Well, it's designed to be a "comics" font, it doesn't really try to hide it. It's by design, not a technical failure. The name of the font alone should tell anyone it's a no-go for any serious communication.
I agree that comic sans is the wrong choice of font in most applications, both from a legitimacy and readability standpoint.
However, if you're into game development, I've discovered no better font for in-game text. Almost all other popular fonts looks out of place in a game.
Font measurements are given in terms of the "em square", a notional square inside which each glyph sits (this is why the CSS "em" unit has "1em" equalling "the current font size"). A 12px font should have each glyph fit within the same 12×12px square.
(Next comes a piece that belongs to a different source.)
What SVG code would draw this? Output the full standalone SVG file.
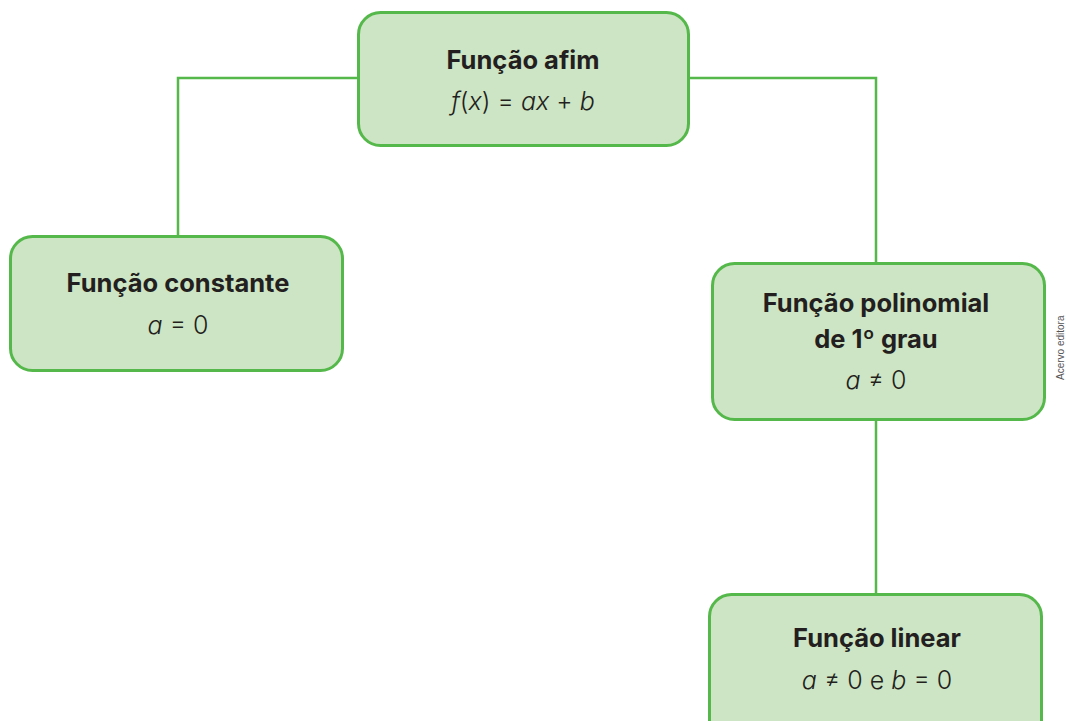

Exactly where the characters are drawn in that square, and at what relative size, is up to the designer - but usually they're drawn so that the em covers the distance from the bottom of lower-case descenders (j, p, q, y) to the top of ascenders (b, d, k, l).
Historically, in the days when a "font" meant "a set of metal blocks of uniform size with a glyph engraved on the end of each one", the "font size" was the height of each block of metal, which was an important thing to know when all the metal blocks used to set a page of type had to physically sit next to each other.
Does anybody know what font Larry Gonick uses in his "Cartoon Guide to..." books? It's informal and cartoonish, but it doesn't bother me (in the context of Gonick's books). I wouldn't want to read a novel in it.
Comic sans is popular because it is unpretentious, disarming, casual, and playful - it looks a bit childish, messy, and handwritten. It's interesting to read why designers don't like it, but they are completely wrong to "hate" it or advocate that people stop using it. Were comic sans "properly" designed, it would likely look overly clean and pretentious, the opposite of the effect people use it for.